*Data provided:*
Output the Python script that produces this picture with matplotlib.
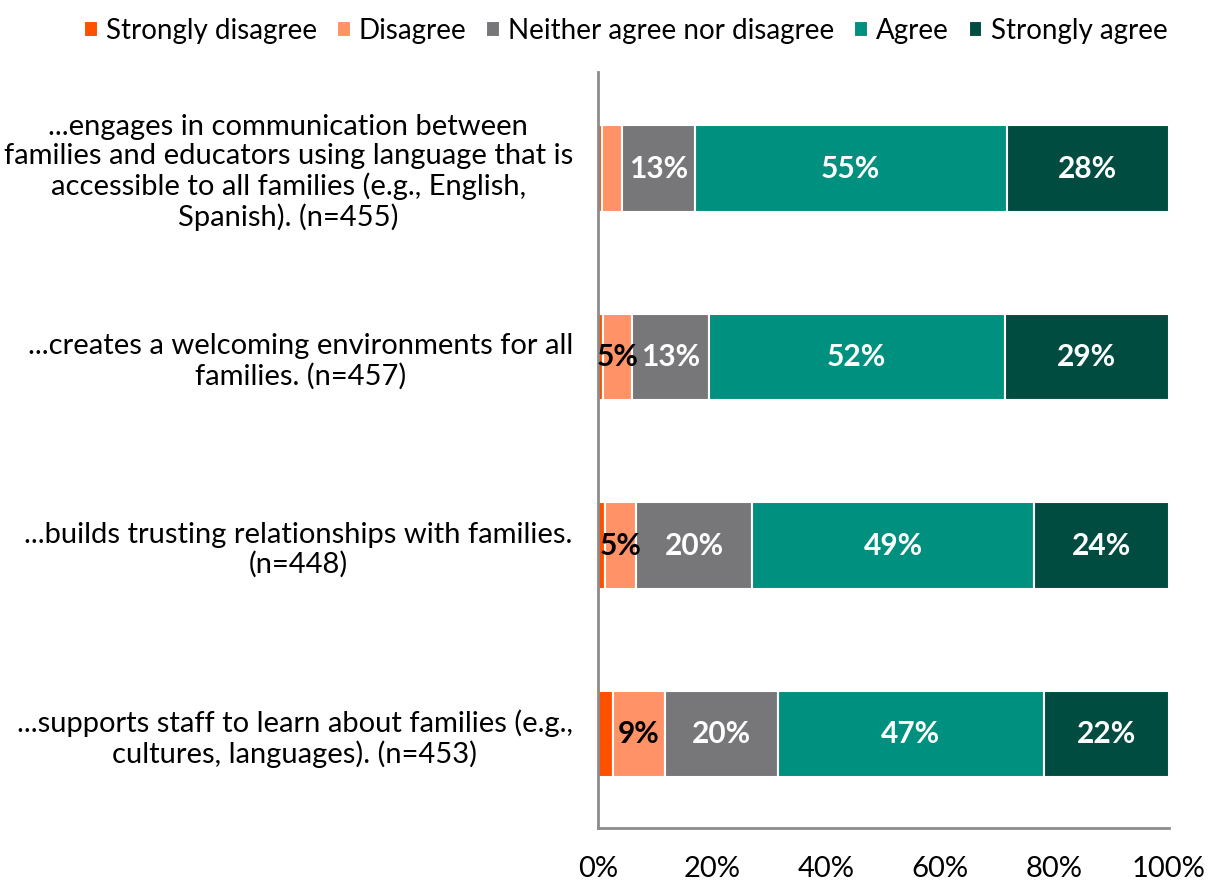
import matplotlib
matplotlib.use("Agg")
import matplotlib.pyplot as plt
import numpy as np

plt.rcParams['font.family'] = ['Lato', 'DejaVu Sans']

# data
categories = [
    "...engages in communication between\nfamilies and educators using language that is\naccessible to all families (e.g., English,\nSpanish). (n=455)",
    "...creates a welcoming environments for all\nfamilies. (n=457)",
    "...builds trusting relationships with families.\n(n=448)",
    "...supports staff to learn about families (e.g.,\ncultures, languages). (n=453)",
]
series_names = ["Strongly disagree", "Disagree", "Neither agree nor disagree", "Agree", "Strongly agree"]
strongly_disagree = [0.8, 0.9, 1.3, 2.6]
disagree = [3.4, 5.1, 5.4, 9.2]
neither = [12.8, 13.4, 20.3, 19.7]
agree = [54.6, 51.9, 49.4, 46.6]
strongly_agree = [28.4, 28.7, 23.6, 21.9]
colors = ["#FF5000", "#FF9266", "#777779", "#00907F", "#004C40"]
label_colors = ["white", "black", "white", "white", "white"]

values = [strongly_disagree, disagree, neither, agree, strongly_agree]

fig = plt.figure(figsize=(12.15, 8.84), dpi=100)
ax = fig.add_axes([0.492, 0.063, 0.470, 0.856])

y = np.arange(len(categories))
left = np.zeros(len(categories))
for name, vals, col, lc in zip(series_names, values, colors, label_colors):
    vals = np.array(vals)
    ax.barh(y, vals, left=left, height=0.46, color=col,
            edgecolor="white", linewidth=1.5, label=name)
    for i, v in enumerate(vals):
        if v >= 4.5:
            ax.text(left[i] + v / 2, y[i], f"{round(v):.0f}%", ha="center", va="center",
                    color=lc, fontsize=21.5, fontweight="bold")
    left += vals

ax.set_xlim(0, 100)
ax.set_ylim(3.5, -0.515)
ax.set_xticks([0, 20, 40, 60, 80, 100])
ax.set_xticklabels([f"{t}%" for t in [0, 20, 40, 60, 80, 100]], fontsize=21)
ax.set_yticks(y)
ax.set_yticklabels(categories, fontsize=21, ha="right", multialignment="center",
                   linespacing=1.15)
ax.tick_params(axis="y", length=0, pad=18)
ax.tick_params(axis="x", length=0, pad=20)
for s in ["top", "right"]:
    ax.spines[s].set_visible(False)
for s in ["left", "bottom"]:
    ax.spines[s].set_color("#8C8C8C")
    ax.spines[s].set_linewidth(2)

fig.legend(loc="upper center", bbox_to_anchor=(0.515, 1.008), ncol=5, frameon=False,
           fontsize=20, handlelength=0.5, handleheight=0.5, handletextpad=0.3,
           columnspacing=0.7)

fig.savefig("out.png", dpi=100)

--

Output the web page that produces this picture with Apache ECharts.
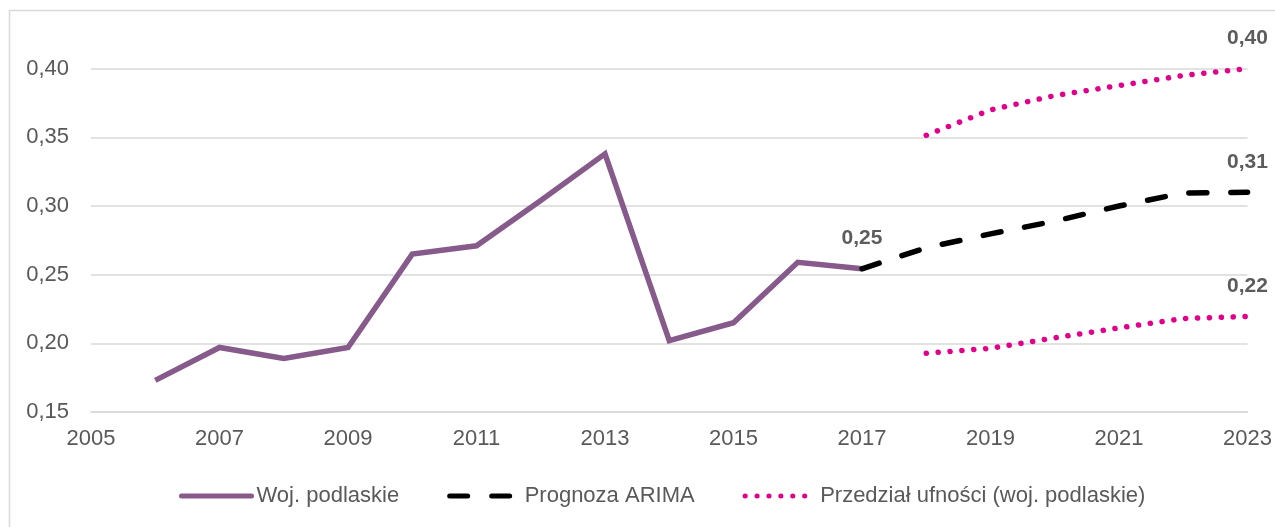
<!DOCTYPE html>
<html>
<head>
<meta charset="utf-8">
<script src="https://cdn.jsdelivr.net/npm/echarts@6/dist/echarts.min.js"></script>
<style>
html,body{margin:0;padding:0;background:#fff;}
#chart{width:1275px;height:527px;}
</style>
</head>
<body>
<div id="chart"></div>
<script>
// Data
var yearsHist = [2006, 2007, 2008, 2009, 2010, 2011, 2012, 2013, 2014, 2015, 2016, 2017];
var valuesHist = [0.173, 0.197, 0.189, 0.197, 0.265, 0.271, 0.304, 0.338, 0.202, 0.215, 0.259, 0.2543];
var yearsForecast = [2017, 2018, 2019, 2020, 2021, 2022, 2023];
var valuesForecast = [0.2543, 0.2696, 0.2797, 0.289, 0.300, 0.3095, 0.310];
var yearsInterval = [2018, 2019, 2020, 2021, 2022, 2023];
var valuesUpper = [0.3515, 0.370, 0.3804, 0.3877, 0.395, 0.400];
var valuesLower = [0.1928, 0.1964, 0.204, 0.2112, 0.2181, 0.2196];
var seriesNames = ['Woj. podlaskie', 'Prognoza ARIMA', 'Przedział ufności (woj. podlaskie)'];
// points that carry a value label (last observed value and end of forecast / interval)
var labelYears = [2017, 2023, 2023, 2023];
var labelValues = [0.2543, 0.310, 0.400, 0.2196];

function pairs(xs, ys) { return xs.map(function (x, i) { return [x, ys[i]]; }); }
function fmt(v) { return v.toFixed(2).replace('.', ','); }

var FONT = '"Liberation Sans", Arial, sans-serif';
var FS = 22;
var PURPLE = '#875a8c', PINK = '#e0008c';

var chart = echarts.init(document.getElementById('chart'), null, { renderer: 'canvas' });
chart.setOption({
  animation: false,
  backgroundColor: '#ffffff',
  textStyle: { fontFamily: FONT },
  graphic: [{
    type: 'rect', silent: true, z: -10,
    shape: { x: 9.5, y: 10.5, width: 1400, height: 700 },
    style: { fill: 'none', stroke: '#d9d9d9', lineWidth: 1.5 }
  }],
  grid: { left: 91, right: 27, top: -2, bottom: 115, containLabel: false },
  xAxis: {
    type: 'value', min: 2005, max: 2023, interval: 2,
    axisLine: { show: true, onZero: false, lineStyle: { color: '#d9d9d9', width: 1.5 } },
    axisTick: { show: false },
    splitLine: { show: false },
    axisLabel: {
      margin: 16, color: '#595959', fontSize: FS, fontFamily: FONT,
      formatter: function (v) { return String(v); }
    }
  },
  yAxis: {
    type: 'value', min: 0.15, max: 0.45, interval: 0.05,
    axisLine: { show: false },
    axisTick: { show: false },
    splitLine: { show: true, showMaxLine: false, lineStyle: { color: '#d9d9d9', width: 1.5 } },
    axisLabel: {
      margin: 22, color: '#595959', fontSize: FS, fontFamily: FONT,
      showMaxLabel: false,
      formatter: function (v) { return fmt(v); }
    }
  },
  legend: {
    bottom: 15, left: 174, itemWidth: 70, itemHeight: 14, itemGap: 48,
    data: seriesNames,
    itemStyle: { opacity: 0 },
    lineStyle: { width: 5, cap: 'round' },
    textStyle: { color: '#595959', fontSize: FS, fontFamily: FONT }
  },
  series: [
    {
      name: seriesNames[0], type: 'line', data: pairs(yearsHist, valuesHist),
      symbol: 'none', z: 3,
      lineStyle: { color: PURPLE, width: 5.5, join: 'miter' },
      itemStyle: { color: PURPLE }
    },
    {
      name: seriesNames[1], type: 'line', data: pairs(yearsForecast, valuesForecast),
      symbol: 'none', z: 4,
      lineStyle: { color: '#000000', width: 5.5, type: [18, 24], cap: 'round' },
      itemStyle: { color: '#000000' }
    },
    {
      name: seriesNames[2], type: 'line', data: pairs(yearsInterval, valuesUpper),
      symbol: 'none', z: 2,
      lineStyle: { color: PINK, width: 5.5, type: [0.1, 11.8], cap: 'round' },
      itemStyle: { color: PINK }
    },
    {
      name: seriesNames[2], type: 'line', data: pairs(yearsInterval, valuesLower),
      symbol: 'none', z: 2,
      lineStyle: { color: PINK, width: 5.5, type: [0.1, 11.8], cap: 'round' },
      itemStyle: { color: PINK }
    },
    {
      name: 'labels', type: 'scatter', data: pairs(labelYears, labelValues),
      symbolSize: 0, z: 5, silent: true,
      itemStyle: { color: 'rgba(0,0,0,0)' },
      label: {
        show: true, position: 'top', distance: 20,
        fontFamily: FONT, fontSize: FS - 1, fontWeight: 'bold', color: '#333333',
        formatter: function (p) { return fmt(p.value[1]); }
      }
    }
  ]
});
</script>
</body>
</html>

*Aim:* Word for word, retype the lines in the entries above that run from the one with "Output the Python" through the one with "plt.rcParams['font.family'] = ['Lato', 'DejaVu". Both ends count; pictures do not.

*Task output:*
Output the Python script that produces this picture with matplotlib.
import matplotlib
matplotlib.use("Agg")
import matplotlib.pyplot as plt
import numpy as np

plt.rcParams['font.family'] = ['Lato', 'DejaVu Sans']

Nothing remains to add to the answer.